LUCKINet builds on the power of collaboration. We fully embrace the need to address more challenges than would be feasible for a single research group over the course of a few years. Our vision further acknowledges that not all aspects can be addressed at the same speed or in parallel. Using technologies that support new forms of collaboration, we can address many of these challenges via distributed efforts. We develop workflows that capture standardized metadata that allow tracing data provenance, to also enable future projects to easily pick up where we left off. The open and modular design of our computational workflows facilitates both successive improvements and retrospective updates of the developed data products, as our collaborative network grows and better input data become available.
Our aim is to engage a growing network of contributors from the wider community of land system scientists, remote sensing experts, and geoinformaticians in this endeavor.

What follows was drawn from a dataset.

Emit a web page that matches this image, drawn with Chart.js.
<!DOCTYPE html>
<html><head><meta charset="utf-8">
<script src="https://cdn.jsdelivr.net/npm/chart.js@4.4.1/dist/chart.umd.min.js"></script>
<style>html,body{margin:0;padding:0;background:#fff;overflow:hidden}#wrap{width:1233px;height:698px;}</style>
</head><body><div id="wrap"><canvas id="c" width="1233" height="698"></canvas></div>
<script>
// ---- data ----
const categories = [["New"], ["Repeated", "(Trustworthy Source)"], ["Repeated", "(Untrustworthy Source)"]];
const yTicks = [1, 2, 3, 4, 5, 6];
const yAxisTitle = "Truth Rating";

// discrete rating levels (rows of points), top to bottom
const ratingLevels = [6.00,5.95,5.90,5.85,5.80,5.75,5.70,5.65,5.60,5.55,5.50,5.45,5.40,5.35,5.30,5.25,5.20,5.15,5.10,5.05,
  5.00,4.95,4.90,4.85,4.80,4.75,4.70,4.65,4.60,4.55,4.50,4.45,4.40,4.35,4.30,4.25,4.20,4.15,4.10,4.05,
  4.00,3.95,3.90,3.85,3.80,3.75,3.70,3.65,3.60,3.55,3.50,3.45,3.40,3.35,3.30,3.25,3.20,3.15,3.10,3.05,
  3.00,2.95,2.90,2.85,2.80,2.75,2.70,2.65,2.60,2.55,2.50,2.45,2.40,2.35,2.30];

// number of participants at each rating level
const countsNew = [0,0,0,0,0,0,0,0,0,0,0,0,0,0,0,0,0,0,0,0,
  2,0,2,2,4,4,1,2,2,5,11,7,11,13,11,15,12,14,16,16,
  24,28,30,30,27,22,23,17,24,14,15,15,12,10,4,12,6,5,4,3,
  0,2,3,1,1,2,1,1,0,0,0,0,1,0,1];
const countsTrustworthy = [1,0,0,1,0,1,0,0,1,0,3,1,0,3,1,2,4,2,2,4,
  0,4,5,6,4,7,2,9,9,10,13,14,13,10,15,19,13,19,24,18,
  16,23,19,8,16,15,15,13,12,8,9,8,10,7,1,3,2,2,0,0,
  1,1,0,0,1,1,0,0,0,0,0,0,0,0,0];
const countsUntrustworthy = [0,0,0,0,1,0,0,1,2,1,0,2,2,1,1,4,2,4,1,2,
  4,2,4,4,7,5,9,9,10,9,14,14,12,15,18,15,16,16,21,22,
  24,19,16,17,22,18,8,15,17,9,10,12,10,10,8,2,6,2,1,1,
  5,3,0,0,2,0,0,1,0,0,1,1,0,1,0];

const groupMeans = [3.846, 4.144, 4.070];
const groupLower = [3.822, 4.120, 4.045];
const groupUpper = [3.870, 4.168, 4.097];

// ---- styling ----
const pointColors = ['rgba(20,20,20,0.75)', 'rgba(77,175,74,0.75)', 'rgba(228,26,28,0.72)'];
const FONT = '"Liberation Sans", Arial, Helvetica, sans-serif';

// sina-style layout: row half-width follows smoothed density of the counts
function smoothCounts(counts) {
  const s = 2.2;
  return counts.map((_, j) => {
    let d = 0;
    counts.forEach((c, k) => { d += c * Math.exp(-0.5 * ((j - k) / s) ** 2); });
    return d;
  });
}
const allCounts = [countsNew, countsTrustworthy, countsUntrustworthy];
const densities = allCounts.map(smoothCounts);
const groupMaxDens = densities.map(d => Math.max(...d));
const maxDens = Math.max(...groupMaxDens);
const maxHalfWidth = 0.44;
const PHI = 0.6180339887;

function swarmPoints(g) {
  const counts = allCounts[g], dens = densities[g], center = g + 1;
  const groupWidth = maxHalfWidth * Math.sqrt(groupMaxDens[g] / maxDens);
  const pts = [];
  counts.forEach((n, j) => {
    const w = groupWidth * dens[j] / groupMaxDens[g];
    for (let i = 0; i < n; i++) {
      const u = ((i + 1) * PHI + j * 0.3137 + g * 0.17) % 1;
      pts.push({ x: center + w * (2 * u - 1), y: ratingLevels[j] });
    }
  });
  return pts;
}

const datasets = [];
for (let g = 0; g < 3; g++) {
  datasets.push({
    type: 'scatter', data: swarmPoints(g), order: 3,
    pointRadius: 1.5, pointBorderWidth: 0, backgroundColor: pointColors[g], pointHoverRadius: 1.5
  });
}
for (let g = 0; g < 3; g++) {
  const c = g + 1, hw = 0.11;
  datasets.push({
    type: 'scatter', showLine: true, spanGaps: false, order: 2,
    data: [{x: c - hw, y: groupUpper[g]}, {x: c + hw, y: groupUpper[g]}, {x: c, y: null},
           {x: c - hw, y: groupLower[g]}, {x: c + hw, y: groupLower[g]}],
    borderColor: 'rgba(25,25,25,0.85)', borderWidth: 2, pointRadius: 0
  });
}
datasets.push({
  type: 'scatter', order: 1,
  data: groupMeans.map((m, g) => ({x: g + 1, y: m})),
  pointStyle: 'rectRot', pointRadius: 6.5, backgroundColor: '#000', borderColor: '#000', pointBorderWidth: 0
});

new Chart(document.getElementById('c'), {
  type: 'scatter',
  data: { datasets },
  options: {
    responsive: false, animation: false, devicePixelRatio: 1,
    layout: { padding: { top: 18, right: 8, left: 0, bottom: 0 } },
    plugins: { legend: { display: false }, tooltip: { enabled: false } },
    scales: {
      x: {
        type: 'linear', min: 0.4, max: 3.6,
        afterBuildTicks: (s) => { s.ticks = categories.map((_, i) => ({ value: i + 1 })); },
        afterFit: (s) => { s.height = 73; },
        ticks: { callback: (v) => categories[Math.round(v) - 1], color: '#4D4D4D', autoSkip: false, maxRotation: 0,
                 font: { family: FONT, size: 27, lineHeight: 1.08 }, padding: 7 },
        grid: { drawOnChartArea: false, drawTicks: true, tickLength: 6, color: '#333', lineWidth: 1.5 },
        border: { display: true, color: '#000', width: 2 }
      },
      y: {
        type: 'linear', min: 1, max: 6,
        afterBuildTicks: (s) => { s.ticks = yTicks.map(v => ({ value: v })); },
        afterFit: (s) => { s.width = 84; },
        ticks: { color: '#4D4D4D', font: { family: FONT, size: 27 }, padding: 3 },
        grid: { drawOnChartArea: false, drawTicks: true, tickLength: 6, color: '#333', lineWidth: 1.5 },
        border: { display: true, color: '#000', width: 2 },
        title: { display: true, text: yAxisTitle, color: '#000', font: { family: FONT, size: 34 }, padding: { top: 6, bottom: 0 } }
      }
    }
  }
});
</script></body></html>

Together, we will successively increase the list of covered land-use variables, consolidate and improve the employed techniques and, of course, we will collectively make use of these data!

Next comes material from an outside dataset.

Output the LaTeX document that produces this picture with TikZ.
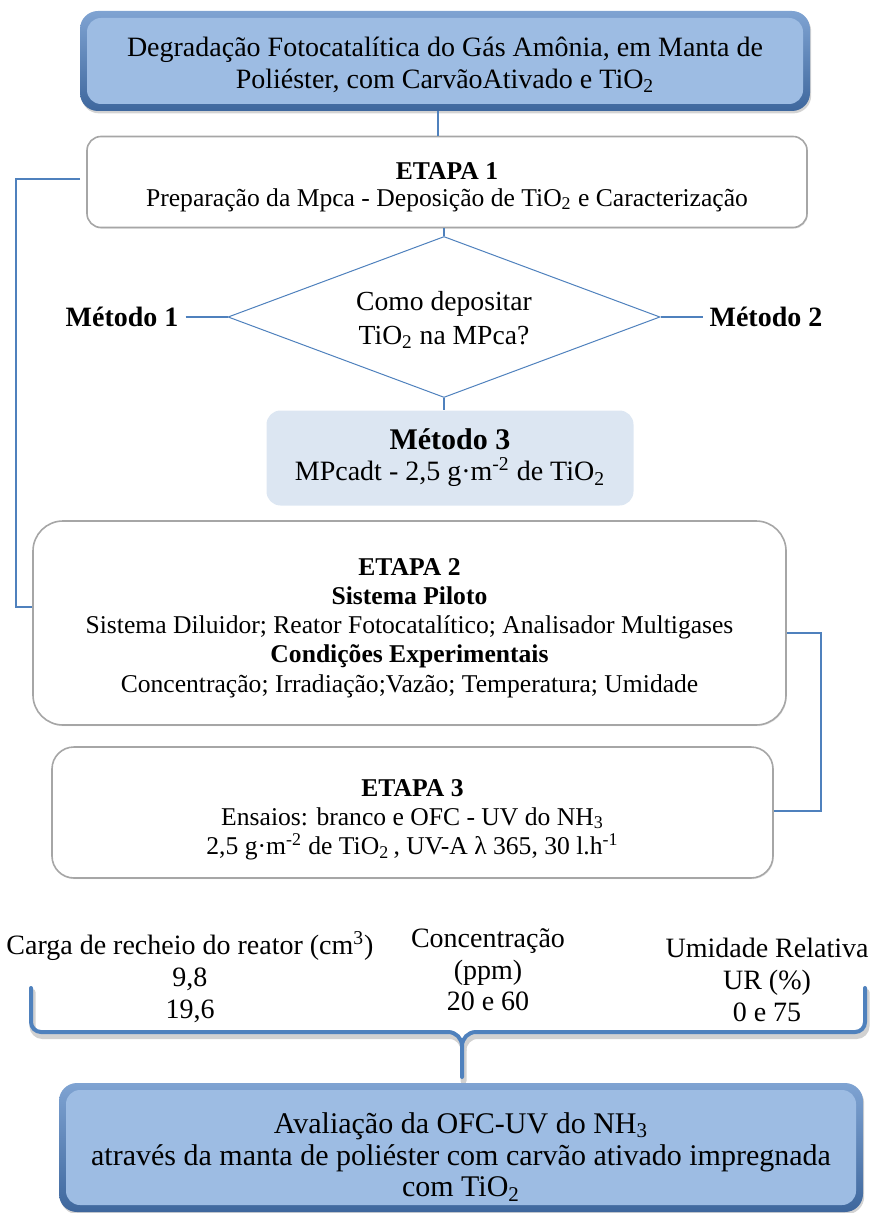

Current projects contributing to this research field at iDiv:
Gridded data products on global land-use dynamics
Detailed global-scale information on spatiotemporal dynamics in crop, livestock and forest production systems are needed to address various environmental and socio-economic issues, and to monitor progress towards multiple Sustainable Development Goals. Despite their importance, gridded data products for those land-use variables are rarely available as historical time-series, are not mutually consistent, and generally suffer from low precision and accuracy. The lack of data consistency and interoperability hampers the joint analysis of dynamics in crop, livestock and forest systems, and their interdependencies.
In this project, we develop global, fully interoperable, gridded data products that depict status and recent historical changes in multiple important land-use variables at high resolutions. These products will provide a first detailed view into the global land-use dynamics over the last few decades, and form the basis for subsequent continuous updates and further enhancements.

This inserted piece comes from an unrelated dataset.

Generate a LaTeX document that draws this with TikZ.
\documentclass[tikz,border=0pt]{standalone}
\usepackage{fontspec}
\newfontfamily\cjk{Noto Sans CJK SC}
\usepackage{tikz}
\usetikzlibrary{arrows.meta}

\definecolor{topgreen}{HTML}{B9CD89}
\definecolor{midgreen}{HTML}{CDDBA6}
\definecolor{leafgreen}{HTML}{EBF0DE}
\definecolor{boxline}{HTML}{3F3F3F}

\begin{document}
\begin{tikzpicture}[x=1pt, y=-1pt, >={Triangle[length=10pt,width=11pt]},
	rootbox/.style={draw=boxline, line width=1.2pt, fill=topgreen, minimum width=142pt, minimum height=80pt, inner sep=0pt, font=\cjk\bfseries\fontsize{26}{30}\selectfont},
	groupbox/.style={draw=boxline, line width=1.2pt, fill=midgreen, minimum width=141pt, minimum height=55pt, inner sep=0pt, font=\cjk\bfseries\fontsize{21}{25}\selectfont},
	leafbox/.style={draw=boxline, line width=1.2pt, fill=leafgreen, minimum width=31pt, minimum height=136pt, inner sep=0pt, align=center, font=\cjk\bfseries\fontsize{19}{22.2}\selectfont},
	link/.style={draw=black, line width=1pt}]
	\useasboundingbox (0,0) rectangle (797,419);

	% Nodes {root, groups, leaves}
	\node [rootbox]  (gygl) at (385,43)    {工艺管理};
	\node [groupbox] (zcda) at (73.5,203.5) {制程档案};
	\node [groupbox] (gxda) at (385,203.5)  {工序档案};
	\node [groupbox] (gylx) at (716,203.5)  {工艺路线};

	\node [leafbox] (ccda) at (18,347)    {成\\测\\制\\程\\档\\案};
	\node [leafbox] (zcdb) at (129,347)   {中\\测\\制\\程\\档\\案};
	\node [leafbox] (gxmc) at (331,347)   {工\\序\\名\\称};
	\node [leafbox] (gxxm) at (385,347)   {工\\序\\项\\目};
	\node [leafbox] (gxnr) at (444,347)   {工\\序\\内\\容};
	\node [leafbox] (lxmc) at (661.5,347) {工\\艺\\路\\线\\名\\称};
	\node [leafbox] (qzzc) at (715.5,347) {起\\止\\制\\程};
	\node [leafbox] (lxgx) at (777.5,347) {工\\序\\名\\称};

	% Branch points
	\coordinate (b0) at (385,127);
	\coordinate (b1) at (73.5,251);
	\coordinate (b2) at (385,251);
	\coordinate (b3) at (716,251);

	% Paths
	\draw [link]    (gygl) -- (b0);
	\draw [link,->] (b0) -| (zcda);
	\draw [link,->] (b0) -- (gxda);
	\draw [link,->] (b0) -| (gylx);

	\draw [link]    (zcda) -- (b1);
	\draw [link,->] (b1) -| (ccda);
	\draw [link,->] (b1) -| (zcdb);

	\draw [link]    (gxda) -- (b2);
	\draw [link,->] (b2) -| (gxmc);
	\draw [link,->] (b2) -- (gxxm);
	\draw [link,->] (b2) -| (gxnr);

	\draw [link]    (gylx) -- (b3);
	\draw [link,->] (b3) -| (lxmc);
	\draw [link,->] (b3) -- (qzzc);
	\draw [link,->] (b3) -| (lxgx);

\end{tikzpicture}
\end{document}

To achieve this, we develop and employ new modelling frameworks that integrate data- and theory-driven elements to jointly predict the dynamics of different land-use variables.
We invest substantially in mobilizing and integrating subnational agricultural and forest census statistics from multiple different sources to ensure quality and completeness of the used land-use data sources and to generate gridded data products of highest-possible accuracy. New informatics tools developed in this project support the harmonization and integration of these heterogeneous data sources.
Project lead: Dr Steffen Ehrmann
Uncertainties in global land-use and land-cover datasets
Detailed information on global land use and land cover is crucial for studying climate change, biodiversity loss, food security, and many other contemporary issues. The integration of heterogeneous data sources through advanced statistical and computational tools opens exciting avenues for mapping land-use dynamics globally at fine resolutions. However, due to widespread but unknown gaps and uncertainties in primary observational data, the derived gridded maps inherit tremendous biases that challenge their downstream application.
In this project, we aim to advance the validation and continuous quality-improvement of global land-use and land-cover data. We will detect, quantify, map, and ultimately reduce uncertainties in various sources of primary data on land-use and land-cover changes, such as remotely sensed environmental data, agricultural and forestry census data, and in-situ point observations. We will also assemble an open database with ground-truthing information from existing databases and through a data validation campaign in the citizen-science platform Geo-WIKI.
This project will support the development of a next generation of uncertainty-conscious gridded data-products, including those developed in the MAS group for agricultural and forestry systems and biodiversity habitats. Moreover, the results from this project will enable targeted efforts to close gaps in global primary information on land-use and land-cover changes.
This project also contributes to the development of standardized vocabularies and best practices for land-use data and data-quality assurance. The mobilized data and derived maps will be published using FAIR principles.
Project lead: Caterina Barrasso
Addressing data uncertainties in spatiotemporal statistical modelling of land use dynamics
New developments in mapping global land-use dynamics at high resolution offer exciting avenues for studying issues in climate, biodiversity, food security, and many other research fields. However, the gridded maps inherit tremendous uncertainties from their primary data inputs, which challenges the downstream application.
In this project, we develop statistical and computational tools to address multiple sources of data uncertainty in the spatiotemporal statistical models that are used to develop gridded space-time data cubes on land use and other variables. Our goal is to develop a framework that allows propagating the uncertainties in all data inputs throughout the modelling workflow, to make these visible at pixel-level in the final gridded products. We will implement these tools to improve newly developed time-series products on multiple land-use variables. These uncertainty-conscious data products will enable more robust applications of land-use data in various scientific fields and policy processes.
This project also contributes to the development of standardized vocabularies and best practices for quality assurance in modelled data products.
Project lead: Dr Marina Jimenez
Shedding lights on land-use and biodiversity changes in former USSR and Arabic-speaking countries
Documenting global land-use dynamics and their ecological consequences are central topics in environmental change and sustainability. However, global scientific databases documenting these dynamics are biased by vast data gaps across Asian former-USSR and Middle-Eastern countries. Many datasets indeed exist for these countries, but remain hidden from the eyes of ‘global’ scientific assessments in Russian- and Arabic-language literature and databases. A key reason are persisting intercultural, communication, and collaboration barriers between scientists and practitioners from 'Western' and non-'Western' countries.
This project addresses this long-standing data divide. Led by two scientists with backgrounds in former-USSR and Arabic-speaking countries, and collaborating with regional partners, we will establish contacts to data holding institutions and scientists. Through these contacts, we will seek access to offline databases and non-digital sources in libraries of universities, NGOs, statistical offices, and other institutions. In parallel, we will perform comprehensive online searches for datasets published in Russian- and Arabic-language scientific and grey literature.
We will harmonize and integrate all mobilized databases and newly digitized data into global scientific databases using FAIR principles. Focusing on selected areas in Central Asia, the Caucasus, Siberia, North Africa and the Middle East, we hope to develop a wide collaborative network across these regions.